Now I had to add a wrapper function, as Affines, DataFrames, list appending and things like that aren’t allowed inside the njitted function. The outer function is called directly, and the inner _njitted() does the number crunching. Notice how now the arrays are set with a pre-configured size, and results are neatly slotted in. The code starts to get significantly less readable around here…

@njit
def _njitted(xs, ys, cube, invaff):
    # This is the inner function
    sa, sb, sc, sd, se, sf, _, _, _ = invaff
    num_points = len(xs)
    num_scenes = cube.shape[0]
    num_bands = cube.shape[1]
    avals = np.empty((num_points * num_scenes, num_bands), dtype=np.float32)
    for i in range(num_points):
        col, row = (xs[i] * sa + ys[i] * sb + sc, xs[i] * sd + ys[i] * se + sf)
        res = cube[:, :, floor(row), floor(col)]
        avals[i * num_scenes : (i + 1) * num_scenes, :] = res
    return avals

def njitted(locs, cube, aff):
    # And this is the un-jitted wrapper
    xs, ys = locs
    invaff = tuple(~aff)
    avals = _njitted(xs, ys, cube, invaff)
    df = pd.DataFrame(data=avals)
    return df
Now we're talking! 0.11 seconds.

# Round 9: In parallel this time

The calculation is basically doing the same thing thousands of times, and each calculation does not depend on any other. The perfect opportunity to run them all in parallel, i.e. on different threads and cores in the processor. Once again, Numba makes this extremely easy, just add parallel=True and replace range with their special prange.

@njit(parallel=True)
def _parallel(xs, ys, cube, invaff):
    # All the same in here
    ...
    for i in prange(num_points):
        ...

def parallel(locs, cube, aff):
    # Here too
    ...
This got it down to 0.08 seconds! And should make even more difference on the cloud with a 32 core processor!

# Round 10: Off the deep end

These functions have all been creating DataFrames. If that isn’t a hard requirement, we can probably eke out a bit more speed (and lower memory use from less copying) using NumPy Structured Arrays, which provide labelled “columns” like Pandas, with less overhead.

Once again, we have an inner jited function, within a wrapper.

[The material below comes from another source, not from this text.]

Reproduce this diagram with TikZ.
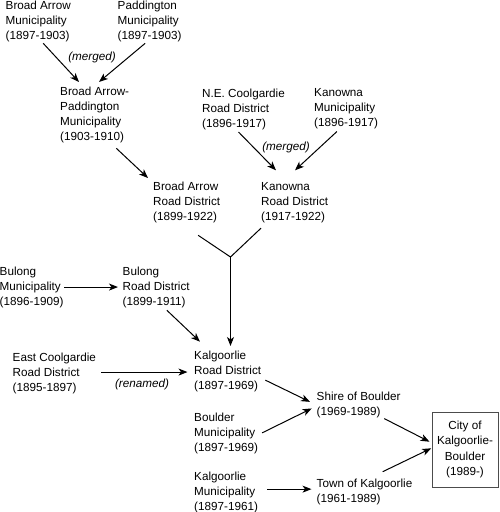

Note also that the empty array is created in the wrapper and passed into the inner function, because Numba doesn’t play nice with all data types.

@njit(parallel=True)
def _recarrays(xs, ys, cube, invaff, rec):
    sa, sb, sc, sd, se, sf, _, _, _ = invaff
    num_scenes = cube.shape[1]
    for i in prange(len(xs)):
        col, row = (xs[i] * sa + ys[i] * sb + sc, xs[i] * sd + ys[i] * se + sf)
        res = cube[:, :, floor(row), floor(col)]
        fr = i * num_scenes
        to = (i + 1) * num_scenes
        # We can assign values to the array by name (A, B, C) which is quite nice
        rec.A[fr:to] = res[0]
        rec.B[fr:to] = res[1]
        rec.C[fr:to] = res[2]
    return rec

def recarrays(locs, cube, aff):
    xs, ys = locs
    invaff = tuple(~aff)
    cube = np.moveaxis(cube, 1, 0)
    rows = len(xs) * cube.shape[1]
    # A recarray/structure array is basically an array with multiple data types
    rec = np.empty(rows, dtype=[("A", "f4"), ("B", "f4"), ("C", "f4")])
    rec = _recarrays(xs, ys, cube, invaff, rec)
    return rec
And another boost down to 0.07 seconds!

# Winner winner

All in all a 5,000x speed-up from dropping rasterstats, and another 50x speed-up from the remaining optimisations. A total of 250,000 times faster!

Quick note: I’m not trying to knock rasterstats, Pandas, GeoPandas, rasterio or anything. These are all great libraries that I use every day. But there’s a time and place for everything.

I pushed the two fastest methods up to 1 million points, and the recarray approach continued to stay slightly ahead. When I put this into production with the final methods, it was able to read a year’s worth of data for a million points points, with six variables and a huge 4D cube of data, in less than 3 seconds.